The third is market influence risk. No voting token is needed for influence to form. If one venue hosts most of the float, it can shape spreads, fees, and flows. It becomes the default place where price discovery happens, even though the stablecoin is supposed to be neutral infrastructure.
The indicators that matter right now
For readers who want a clean dashboard to follow, a few indicators usually tell the truth.
Price parity across venues is the first. A stablecoin that stays near $1.00 everywhere is healthier than one that holds $1.00 only where its supply is concentrated. The market should watch for persistent discounts away from the dominant venue, because those gaps often show stress early.
Supply distribution is the second. The most important trend is whether the share held on one venue declines over time as the token spreads into more wallets, more chains, and more payment paths. If distribution does not broaden, the concentration risk remains baked in.

Reserve transparency is the third. Public statements describe backing in cash and cash equivalents, plus periodic reporting and proof-of-reserves style disclosures. The clearer the breakdown and the more consistent the cadence, the easier it is for the market to price risk without relying on speculation.
Finally, on-chain flow patterns should be watched. Large transfers into the dominant venue can signal that USD1 stablecoin demand is primarily trading and treasury positioning, not organic payments or multi-venue usage. Research notes have highlighted large movements into exchange deposit addresses in the past, which is the kind of pattern traders will keep tracking.
Conclusion
The takeaway is not that USD1 stablecoin is doomed, or that the peg must break. The takeaway is that structure matters. If close to 87% of the supply is effectively parked on one venue, then the stablecoin’s resilience depends heavily on that venue’s continuity, access, and operational stability.
If distribution broadens over time, USD1 stablecoin can start to look like neutral infrastructure. If it does not, the market will keep treating it like a stablecoin with a single point of gravity, and that changes how serious participants price risk.
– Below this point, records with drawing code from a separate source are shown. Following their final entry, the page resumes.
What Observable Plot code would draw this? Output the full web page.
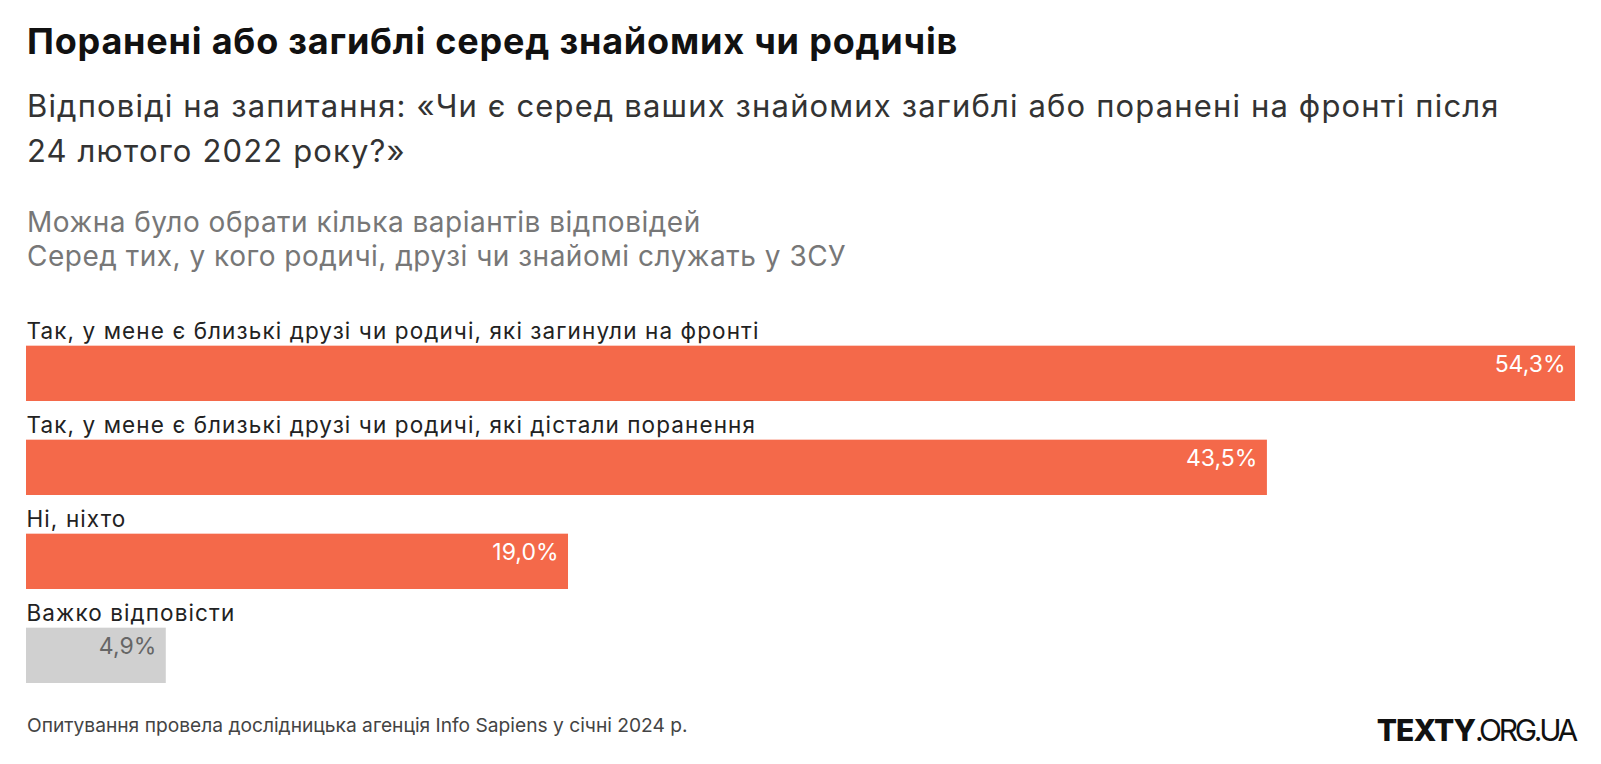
<!DOCTYPE html>
<html><head><meta charset="utf-8">
<script src="https://cdn.jsdelivr.net/npm/d3@7"></script>
<script src="https://cdn.jsdelivr.net/npm/@observablehq/plot@0.6"></script>
<style>
body{margin:0;background:#fff;font-family:Inter, "Noto Sans", sans-serif;}
#wrap{position:relative;width:1601px;height:764px;overflow:hidden;background:#fff;}
.t{position:absolute;left:27px;white-space:nowrap;line-height:1;}
#title{top:23.2px;font-size:36px;font-weight:700;color:#111;letter-spacing:0.8px;}
.sub{font-size:31px;color:#333;letter-spacing:1.15px;}
.note{font-size:28px;color:#777;letter-spacing:0.5px;}
#chart{position:absolute;left:0;top:290px;}
#footer{top:715.7px;font-size:19.2px;color:#444;}
#logo{position:absolute;right:26px;top:714.8px;font-size:30px;line-height:1;color:#111;white-space:nowrap;}
#logo b{font-weight:800;letter-spacing:-1px;}
#logo span{letter-spacing:-3.3px;}
</style></head><body><div id="wrap">
<div class="t" id="title">Поранені або загиблі серед знайомих чи родичів</div>
<div class="t sub" style="top:90.2px">Відповіді на запитання: «Чи є серед ваших знайомих загиблі або поранені на фронті після</div>
<div class="t sub" style="top:134.9px">24 лютого 2022 року?»</div>
<div class="t note" style="top:207.5px">Можна було обрати кілька варіантів відповідей</div>
<div class="t note" style="top:241.8px">Серед тих, у кого родичі, друзі чи знайомі служать у ЗСУ</div>
<div id="chart"></div>
<div class="t" id="footer">Опитування провела дослідницька агенція Info Sapiens у січні 2024 р.</div>
<div id="logo"><b>TEXTY</b><span>.ORG.UA</span></div>
</div>
<script>
const categories = [
  "Так, у мене є близькі друзі чи родичі, які загинули на фронті",
  "Так, у мене є близькі друзі чи родичі, які дістали поранення",
  "Ні, ніхто",
  "Важко відповісти"
];
const values = [54.3, 43.5, 19.0, 4.9];
const groups = ["answer", "answer", "answer", "hard"];

const data = categories.map((c, i) => ({category: c, value: values[i], group: groups[i]}));
const fmt = v => v.toFixed(1).replace(".", ",") + "%";

const chart = Plot.plot({
  width: 1601,
  height: 410,
  marginLeft: 26,
  marginRight: 26,
  marginTop: 15.33,
  marginBottom: 16,
  x: {domain: [0, d3.max(values)], axis: null},
  y: {domain: categories, axis: null, padding: 0},
  color: {domain: ["answer", "hard"], range: ["#f4694a", "#d0d0d0"]},
  style: {fontFamily: "Inter, 'Noto Sans', sans-serif", background: "transparent"},
  marks: [
    Plot.barX(data, {x: "value", y: "category", fill: "group", insetTop: 38.67}),
    Plot.text(data, {x: 0, y: "category", text: "category", textAnchor: "start", dy: -23.16, fontSize: 22.5, fill: "#222"}),
    Plot.text(data, {x: "value", y: "category", text: d => fmt(d.value), textAnchor: "end", dx: -10, dy: 9.68, fontSize: 23,
      fill: d => d.group === "hard" ? "#666" : "#fff"})
  ]
});
d3.select(chart).selectAll("text")
  .filter(function() { return categories.includes(this.textContent); })
  .style("letter-spacing", "1.1px");
document.getElementById("chart").appendChild(chart);
</script>
</body></html>
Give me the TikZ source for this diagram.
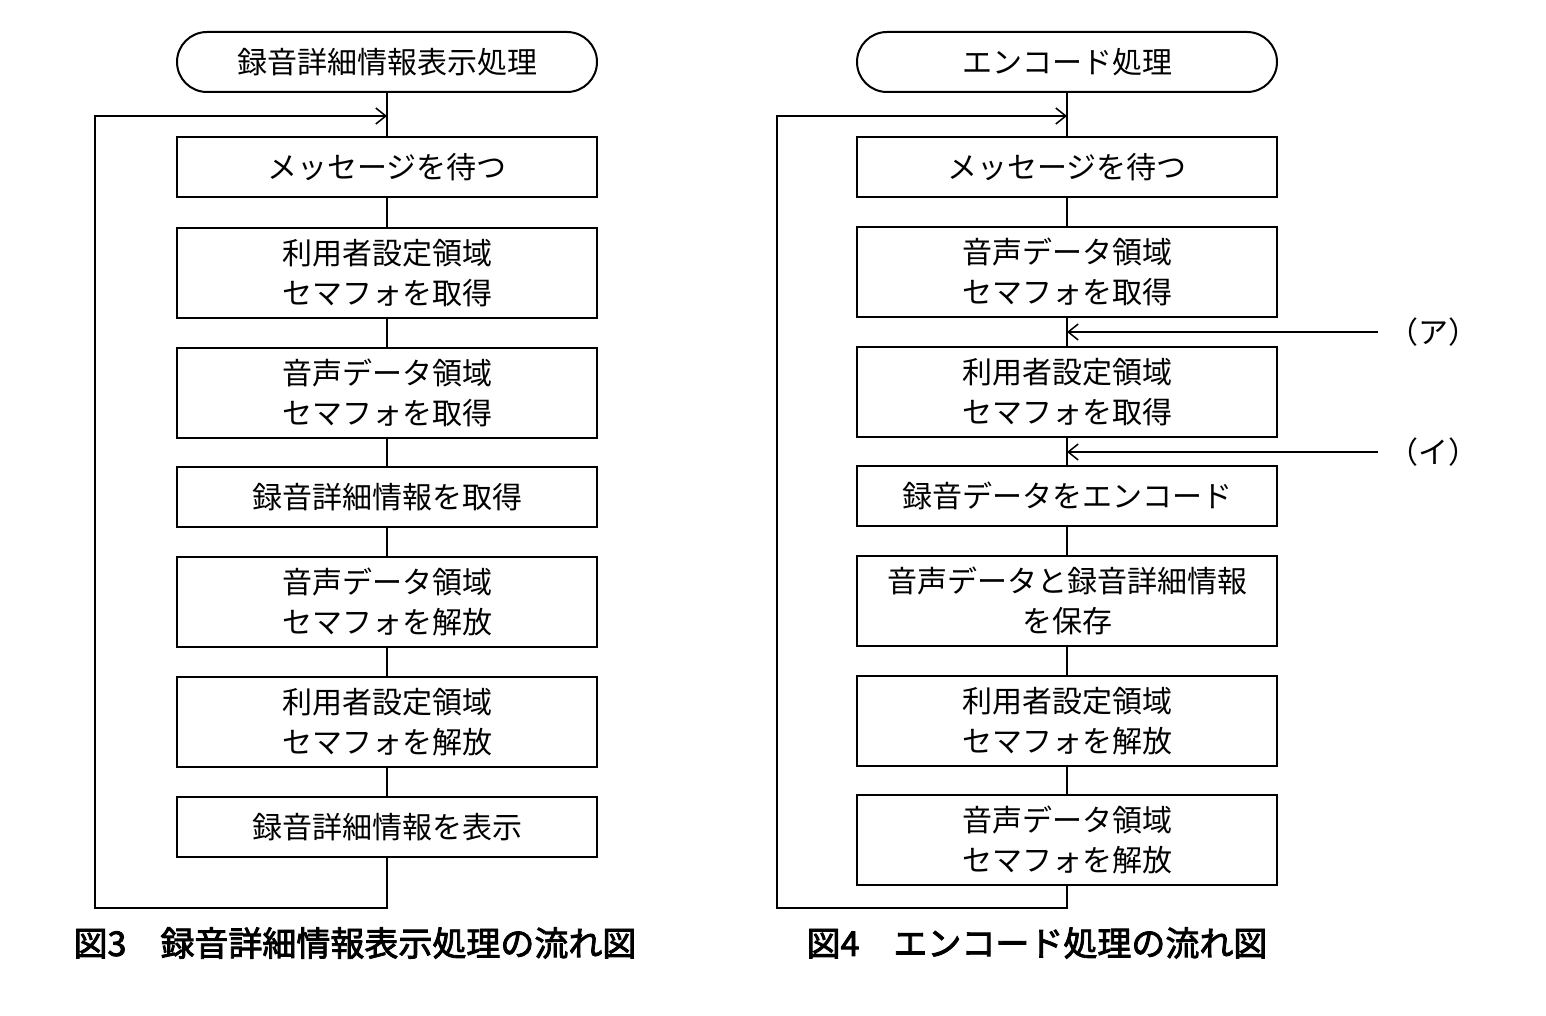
\documentclass[tikz,border=0pt]{standalone}
\usepackage{fontspec}
\setmainfont{Noto Sans CJK JP}
\newfontfamily\capfont{Noto Sans CJK JP}[FakeBold=2.5]
\usetikzlibrary{arrows.meta}
\tikzset{
  bx/.style={draw,line width=2pt,minimum width=420pt,inner sep=0pt,align=center,font=\fontsize{30}{40}\selectfont},
  one/.style={bx,minimum height=60pt},
  two/.style={bx,minimum height=90pt},
  term/.style={bx,rounded corners=30pt,minimum height=60pt},
  ln/.style={line width=2pt},
  ar/.style={ln,-{Straight Barb[length=10pt,width=16pt,line width=1.5pt]}},
  captxt/.style={font=\capfont\fontsize{34}{40}\selectfont,anchor=west}
}
\begin{document}
\begin{tikzpicture}[x=1pt,y=-1pt]
\useasboundingbox (0,0) rectangle (1546,1016);
% left
\node[term] (la) at (387,62) {録音詳細情報表示処理};
\node[one] (l1) at (387,167) {メッセージを待つ};
\node[two] (l2) at (387,273) {利用者設定領域\\セマフォを取得};
\node[two] (l3) at (387,393) {音声データ領域\\セマフォを取得};
\node[one] (l4) at (387,497) {録音詳細情報を取得};
\node[two] (l5) at (387,602) {音声データ領域\\セマフォを解放};
\node[two] (l6) at (387,722) {利用者設定領域\\セマフォを解放};
\node[one] (l7) at (387,827) {録音詳細情報を表示};
\coordinate (lj) at (387,116);
\draw[ln] (la) -- (l1) (l1)--(l2) (l2)--(l3) (l3)--(l4) (l4)--(l5) (l5)--(l6) (l6)--(l7);
\draw[ar] (l7.south) -- (387,908) -- (95,908) -- (95,116) -- (lj);
\node[captxt] (lc) at (70,943) {図3\hspace{1em}録音詳細情報表示処理の流れ図};
% right
\node[term] (ra) at (1067,62) {エンコード処理};
\node[one] (r1) at (1067,167) {メッセージを待つ};
\node[two] (r2) at (1067,272) {音声データ領域\\セマフォを取得};
\node[two] (r3) at (1067,392) {利用者設定領域\\セマフォを取得};
\node[one] (r4) at (1067,496) {録音データをエンコード};
\node[two] (r5) at (1067,601) {音声データと録音詳細情報\\を保存};
\node[two] (r6) at (1067,721) {利用者設定領域\\セマフォを解放};
\node[two] (r7) at (1067,840) {音声データ領域\\セマフォを解放};
\coordinate (rj) at (1067,116);
\coordinate (ja) at (1067,332);
\coordinate (ji) at (1067,452);
\draw[ln] (ra) -- (r1) (r1)--(r2) (r2)--(r3) (r3)--(r4) (r4)--(r5) (r5)--(r6) (r6)--(r7);
\draw[ar] (r7.south) -- (1067,908) -- (777,908) -- (777,116) -- (rj);
\node[font=\fontsize{30}{36}\selectfont,anchor=west] (ta) at (1385,332) {（ア）};
\node[font=\fontsize{30}{36}\selectfont,anchor=west] (ti) at (1385,452) {（イ）};
\draw[ar] (1378,332) -- (ja);
\draw[ar] (1378,452) -- (ji);
\node[captxt] (rc) at (803,943) {図4\hspace{1em}エンコード処理の流れ図};
\end{tikzpicture}
\end{document}
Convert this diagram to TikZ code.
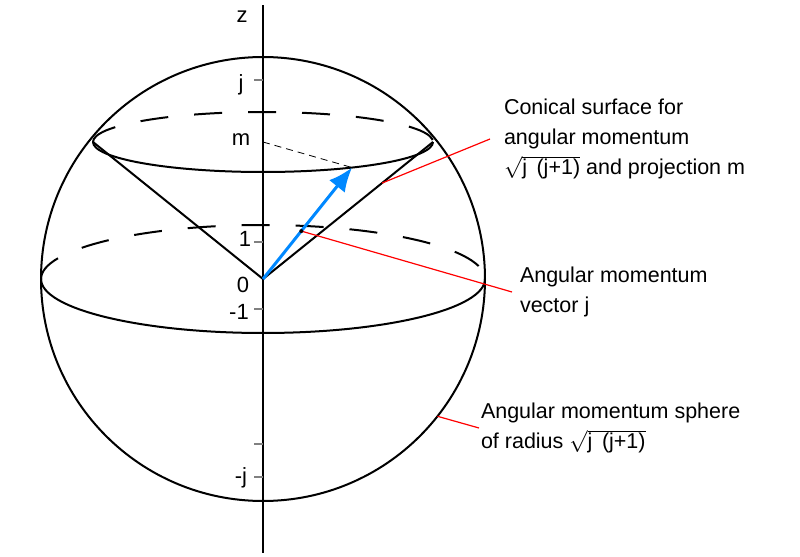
\documentclass[tikz,border=0pt]{standalone}
\usepackage{fontspec}
\setmainfont{Liberation Sans}
\usetikzlibrary{arrows.meta, calc}
\definecolor{vecblue}{RGB}{0,136,255}

\begin{document}
\begin{tikzpicture}[
        x=0.5pt, y=-0.5pt,
        line width=1pt,
        back/.style={dash pattern=on 14pt off 13pt},
        tickmark/.style={draw=gray, line width=0.6pt},
        leader/.style={draw=red, line width=0.6pt},
        axislabel/.style={font=\fontsize{11}{13}\selectfont, inner sep=0pt},
        note/.style={align=left, anchor=west, inner sep=0pt, font=\fontsize{10.75}{15}\selectfont}
        ]
        \useasboundingbox (0,0) rectangle (800,557);
        % Points
        \coordinate (O) at (263,279);
        \coordinate (rim) at (263,142);
        \coordinate (rimL) at (93,142);
        \coordinate (rimR) at (433,142);
        \coordinate (eqL) at (41,279);
        \coordinate (ztop) at (263,5);
        \coordinate (zbot) at (263,553);
        \coordinate (tip) at ([shift={(58.4:170 and 30)}]rim);
        \coordinate (cp) at ($(O)!0.7!(rimR)$);
        \coordinate (vp) at ($(O)!0.43!(tip)$);
        \coordinate (sp) at ([shift={(38.2:222)}]O);

        % Sphere, equator and rim
        \draw (O) circle[radius=222];
        \draw[back] (eqL) arc[start angle=180, end angle=360, x radius=222, y radius=54];
        \draw (eqL) arc[start angle=180, end angle=0, x radius=222, y radius=54];
        \draw[back] (rimL) arc[start angle=180, end angle=360, x radius=170, y radius=30];
        \draw (rimL) arc[start angle=180, end angle=0, x radius=170, y radius=30];

        % Cone and axis
        \draw (rimL) -- (O) -- (rimR);
        \draw[line width=0.75pt] (ztop) -- (zbot);
        \foreach \y in {80,242,309,444,477}
            \draw[tickmark] (254,\y) -- (263,\y);

        % Vector
        \draw[dash pattern=on 3.5pt off 2.5pt, line width=0.4pt] (rim) -- (tip);
        \draw[-{Latex[length=12pt,width=10pt]}, draw=vecblue, fill=vecblue, line width=1.5pt] (O) -- (tip);

        % Labels
        \node[axislabel] (lz) at (242,17) {z};
        \node[axislabel] (lj) at (241,85) {j};
        \node[axislabel] (lm) at (241,140) {m};
        \node[axislabel] (lone) at (245,239) {1};
        \node[axislabel] (lzero) at (243,285) {0};
        \node[axislabel] (lmone) at (239,312) {-1};
        \node[axislabel] (lmj) at (241,478) {-j};

        \node[note, inner xsep=6.5pt] (conical) at (490,139) {Conical surface for\\angular momentum\\$\sqrt{\mbox{j \,(j+1)}}$ and projection m};
        \node[note, inner xsep=3.5pt] (vector) at (512,292) {Angular momentum\\vector j};
        \node[note, inner xsep=0.5pt] (sphere) at (479,428) {Angular momentum sphere\\of radius $\sqrt{\mbox{j \,(j+1)}}$};

        % Leaders
        \draw[leader] (cp) -- (conical.west);
        \draw[leader] (vp) -- (vector.west);
        \draw[leader] (sp) -- (sphere.west);
        \fill (vp) circle[radius=2];
    \end{tikzpicture}
\end{document}
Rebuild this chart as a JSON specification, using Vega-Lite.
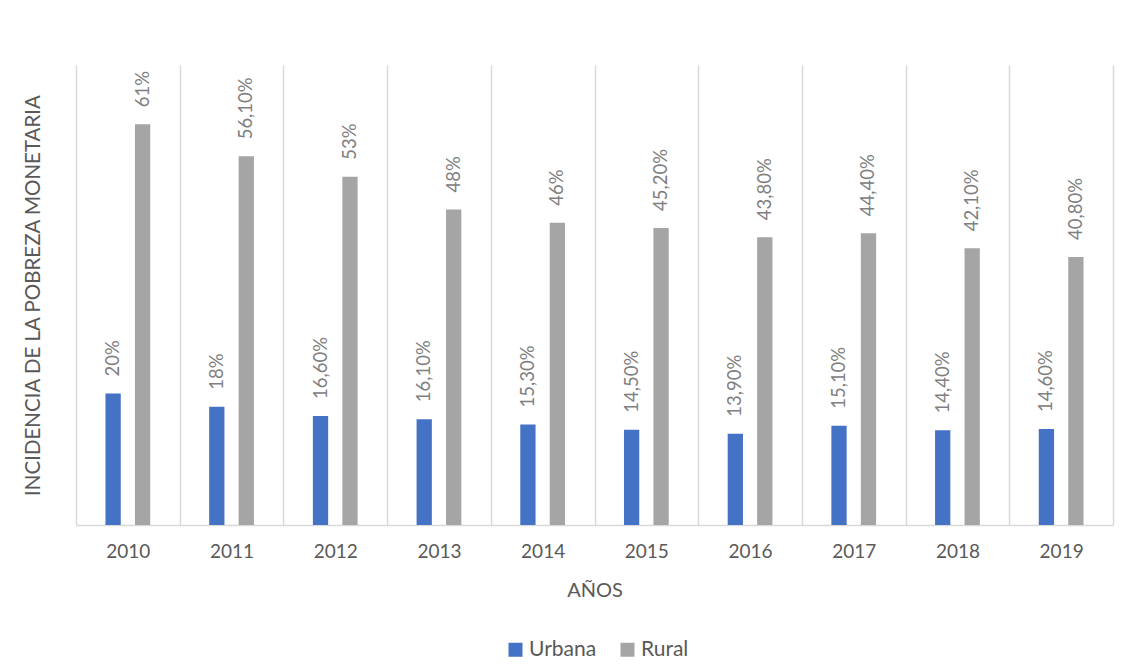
{
  "$schema": "https://vega.github.io/schema/vega-lite/v6.json",
  "width": 1037,
  "height": 460,
  "autosize": "none",
  "padding": {"left": 76, "top": 65, "right": 19, "bottom": 143},
  "background": "white",
  "config": {"font": "Lato", "view": {"stroke": null}},
  "data": {
    "values": [
      {"year": "2010", "series": "Urbana", "value": 20, "label": "20%"},
      {"year": "2010", "series": "Rural", "value": 61, "label": "61%"},
      {"year": "2011", "series": "Urbana", "value": 18, "label": "18%"},
      {"year": "2011", "series": "Rural", "value": 56.1, "label": "56,10%"},
      {"year": "2012", "series": "Urbana", "value": 16.6, "label": "16,60%"},
      {"year": "2012", "series": "Rural", "value": 53, "label": "53%"},
      {"year": "2013", "series": "Urbana", "value": 16.1, "label": "16,10%"},
      {"year": "2013", "series": "Rural", "value": 48, "label": "48%"},
      {"year": "2014", "series": "Urbana", "value": 15.3, "label": "15,30%"},
      {"year": "2014", "series": "Rural", "value": 46, "label": "46%"},
      {"year": "2015", "series": "Urbana", "value": 14.5, "label": "14,50%"},
      {"year": "2015", "series": "Rural", "value": 45.2, "label": "45,20%"},
      {"year": "2016", "series": "Urbana", "value": 13.9, "label": "13,90%"},
      {"year": "2016", "series": "Rural", "value": 43.8, "label": "43,80%"},
      {"year": "2017", "series": "Urbana", "value": 15.1, "label": "15,10%"},
      {"year": "2017", "series": "Rural", "value": 44.4, "label": "44,40%"},
      {"year": "2018", "series": "Urbana", "value": 14.4, "label": "14,40%"},
      {"year": "2018", "series": "Rural", "value": 42.1, "label": "42,10%"},
      {"year": "2019", "series": "Urbana", "value": 14.6, "label": "14,60%"},
      {"year": "2019", "series": "Rural", "value": 40.8, "label": "40,80%"}
    ]
  },
  "encoding": {
    "x": {
      "field": "year",
      "type": "ordinal",
      "scale": {"paddingInner": 0, "paddingOuter": 0},
      "axis": {
        "title": "AÑOS",
        "labelAngle": 0,
        "ticks": false,
        "grid": true,
        "tickBand": "extent",
        "gridColor": "#d9d9d9",
        "gridWidth": 1.5,
        "domainColor": "#d9d9d9",
        "domainWidth": 1.5,
        "labelFont": "Lato",
        "labelFontSize": 19,
        "labelColor": "#595959",
        "labelPadding": 17,
        "titleFont": "Lato",
        "titleFontSize": 20,
        "titleFontWeight": "normal",
        "titleColor": "#595959",
        "titleY": 65,
        "titleBaseline": "middle"
      }
    },
    "xOffset": {
      "field": "series",
      "type": "nominal",
      "sort": ["Urbana", "Rural"],
      "scale": {"paddingInner": 0.4815, "paddingOuter": 1.161}
    },
    "y": {
      "field": "value",
      "type": "quantitative",
      "scale": {"domain": [0, 70]},
      "axis": {
        "domain": false,
        "ticks": false,
        "labels": false,
        "grid": false,
        "title": "INCIDENCIA DE LA POBREZA MONETARIA",
        "titleFont": "Lato",
        "titleFontSize": 20.5,
        "titleFontWeight": "normal",
        "titleColor": "#595959",
        "titleX": -43,
        "titleY": 230,
        "titleAngle": -90,
        "titleAlign": "center",
        "titleBaseline": "middle"
      }
    }
  },
  "layer": [
    {
      "mark": {"type": "bar"},
      "encoding": {
        "color": {
          "field": "series",
          "type": "nominal",
          "scale": {"domain": ["Urbana", "Rural"], "range": ["#4472C4", "#A5A5A5"]},
          "legend": {
            "title": null,
            "orient": "none",
            "direction": "horizontal",
            "legendX": 429,
            "legendY": 574,
            "symbolType": "square",
            "symbolSize": 196,
            "symbolStrokeWidth": 0,
            "symbolOpacity": 1,
            "labelFont": "Lato",
            "labelFontSize": 21,
            "labelColor": "#595959",
            "labelOffset": 3,
            "columnPadding": 20
          }
        }
      }
    },
    {
      "mark": {
        "type": "text",
        "angle": -90,
        "align": "left",
        "baseline": "middle",
        "dx": 17,
        "font": "Lato",
        "fontSize": 18.5,
        "color": "#808080"
      },
      "encoding": {"text": {"field": "label", "type": "nominal"}}
    }
  ]
}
Frequently Asked Questions
What does 87% concentration mean for holders?
It means most tokens appear to be held through one venue, so venue-related disruptions can affect liquidity and access more than usual.
Does concentration mean the peg will fail?
No. It means the token can be more sensitive to operational and regulatory events tied to the dominant venue.
What should market observers track weekly?
Cross-venue price parity, the share of supply held on the dominant venue, reserve reporting quality, and large on-chain inflows and outflows.
Glossary of key terms
Peg: The target price relationship, designed to stay near $1.00.
Redemption: Converting the stablecoin back into fiat value through supported channels.
Liquidity: How easily an asset can be traded without large price impact.
Cash equivalents: Highly liquid instruments, often including short-term government securities, used to back stablecoins.
Concentration risk: Risk that increases when supply or activity is heavily located in one place.
Disclaimer
This article is for informational purposes only and does not constitute financial, investment, or legal advice.